→ **Problem details**:
Drop every picture, then transcribe the remaining data exactly.

→ **Data excerpt**:
⟨

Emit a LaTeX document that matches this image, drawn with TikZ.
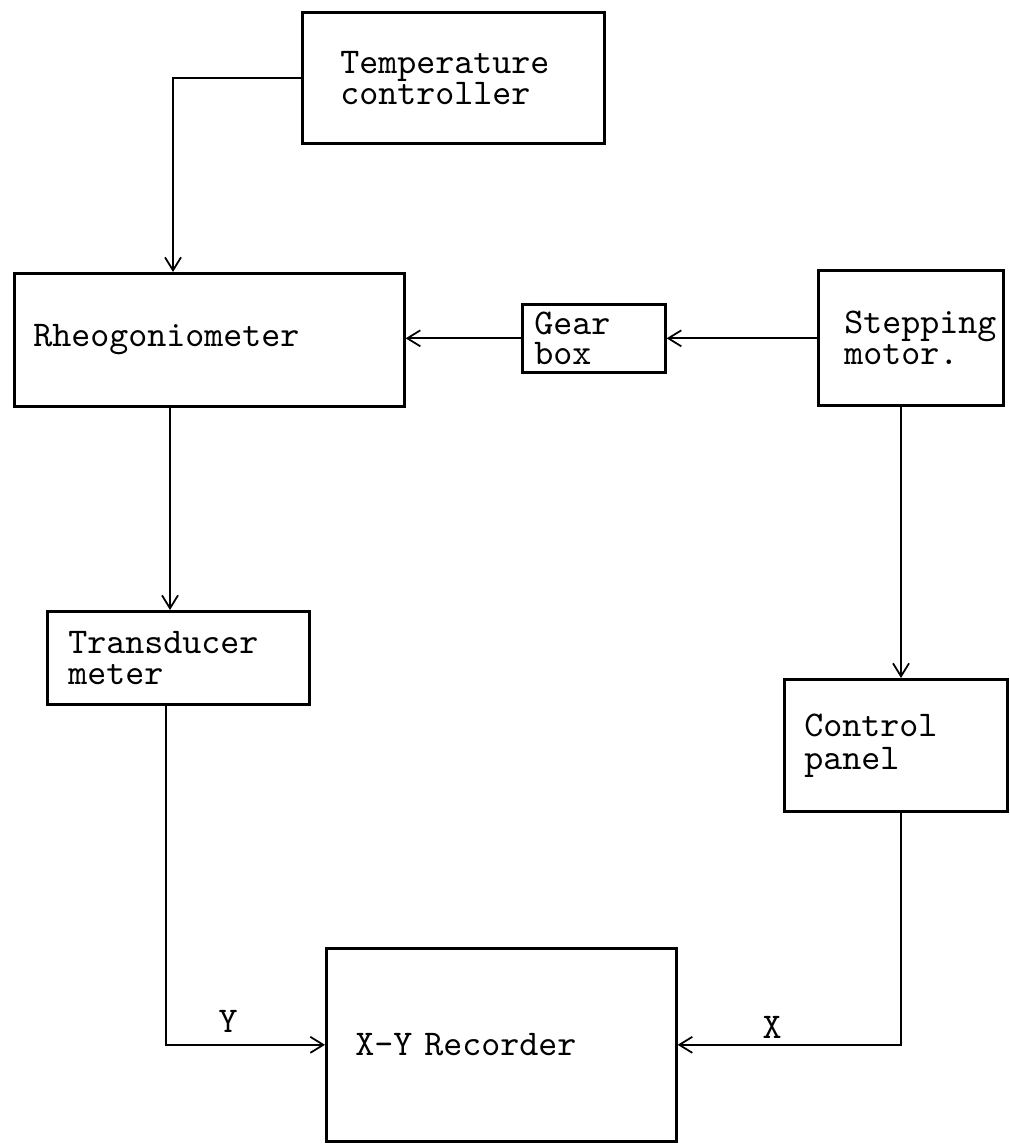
\documentclass[tikz,border=0pt]{standalone}
\usepackage{fontspec}
\usetikzlibrary{arrows.meta, positioning, calc}
\newcommand{\typeset}[1]{\fontsize{10.3}{#1}\selectfont\ttfamily}

\begin{document}
\begin{tikzpicture}[x=0.1mm, y=-0.1mm,
      blk/.style={draw, line width=0.75pt, anchor=north west, align=left,
         inner ysep=0pt, font=\typeset{8.8pt}},
      lbl/.style={anchor=base, inner sep=0pt, font=\typeset{8.8pt}},
      arr/.style={line width=0.5pt, -{Straight Barb[length=1.3mm, width=1.6mm]}}]
      \useasboundingbox (0,0) rectangle (1010,1145);
      % Blocks
      \node[blk, text width=22.6mm, inner xsep=3.8mm, minimum height=13.1mm]
         (temp) at (301,11) {Temperature\\controller};
      \node[blk, text width=35.2mm, inner xsep=1.9mm, minimum height=13.3mm]
         (rheo) at (13,272) {Rheogoniometer};
      \node[blk, text width=11.9mm, inner xsep=1.2mm, minimum height=6.8mm]
         (gear) at (521,303) {Gear\\box};
      \node[blk, text width=13.3mm, inner xsep=2.6mm, minimum height=13.5mm]
         (step) at (817,269) {Stepping\\motor.};
      \node[blk, text width=22.0mm, inner xsep=2.1mm, minimum height=9.3mm]
         (trans) at (46,610) {Transducer\\meter};
      \node[blk, text width=18.3mm, inner xsep=2.0mm, minimum height=13.2mm,
         font=\typeset{9.4pt}] (ctrl) at (783,678) {Control\\panel};
      \node[blk, text width=29.2mm, inner xsep=2.9mm, minimum height=19.3mm]
         (rec) at (325,947) {X-Y Recorder};
      % Signal lines
      \draw[arr] (temp.west) -| ($(rheo.north west)+(160,0)$);
      \draw[arr] (rheo.south -| 170,0) -- (trans.north -| 170,0);
      \draw[arr] (step.west |- gear.east) -- (gear.east);
      \draw[arr] (gear.west) -- (gear.west -| rheo.east);
      \draw[arr] (step.south -| 901,0) -- (ctrl.north -| 901,0);
      \draw[arr] (trans.south -| 166,0) |- (rec.west);
      \draw[arr] (ctrl.south -| 901,0) |- (rec.east);
      % Recorder inputs
      \node[lbl] (ylab) at (228,1032) {Y};
      \node[lbl] (xlab) at (772,1038) {X};
   \end{tikzpicture}
\end{document}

⟩

→ **Solution below**:
Emit a LaTeX document that matches this image, drawn with TikZ.
\documentclass[tikz,border=0pt]{standalone}
\usepackage{fontspec}
\usetikzlibrary{arrows.meta, positioning, calc}
\newcommand{\typeset}[1]{\fontsize{10.3}{#1}\selectfont\ttfamily}

\begin{document}
\begin{tikzpicture}[x=0.1mm, y=-0.1mm,
      blk/.style={draw, line width=0.75pt, anchor=north west, align=left,
         inner ysep=0pt, font=\typeset{8.8pt}},
      lbl/.style={anchor=base, inner sep=0pt, font=\typeset{8.8pt}},
      arr/.style={line width=0.5pt, -{Straight Barb[length=1.3mm, width=1.6mm]}}]
      \useasboundingbox (0,0) rectangle (1010,1145);
      % Blocks
      \node[blk, text width=22.6mm, inner xsep=3.8mm, minimum height=13.1mm]
         (temp) at (301,11) {Temperature\\controller};
      \node[blk, text width=35.2mm, inner xsep=1.9mm, minimum height=13.3mm]
         (rheo) at (13,272) {Rheogoniometer};
      \node[blk, text width=11.9mm, inner xsep=1.2mm, minimum height=6.8mm]
         (gear) at (521,303) {Gear\\box};
      \node[blk, text width=13.3mm, inner xsep=2.6mm, minimum height=13.5mm]
         (step) at (817,269) {Stepping\\motor.};
      \node[blk, text width=22.0mm, inner xsep=2.1mm, minimum height=9.3mm]
         (trans) at (46,610) {Transducer\\meter};
      \node[blk, text width=18.3mm, inner xsep=2.0mm, minimum height=13.2mm,
         font=\typeset{9.4pt}] (ctrl) at (783,678) {Control\\panel};
      \node[blk, text width=29.2mm, inner xsep=2.9mm, minimum height=19.3mm]
         (rec) at (325,947) {X-Y Recorder};
      % Signal lines
      \draw[arr] (temp.west) -| ($(rheo.north west)+(160,0)$);
      \draw[arr] (rheo.south -| 170,0) -- (trans.north -| 170,0);
      \draw[arr] (step.west |- gear.east) -- (gear.east);
      \draw[arr] (gear.west) -- (gear.west -| rheo.east);
      \draw[arr] (step.south -| 901,0) -- (ctrl.north -| 901,0);
      \draw[arr] (trans.south -| 166,0) |- (rec.west);
      \draw[arr] (ctrl.south -| 901,0) |- (rec.east);
      % Recorder inputs
      \node[lbl] (ylab) at (228,1032) {Y};
      \node[lbl] (xlab) at (772,1038) {X};
   \end{tikzpicture}
\end{document}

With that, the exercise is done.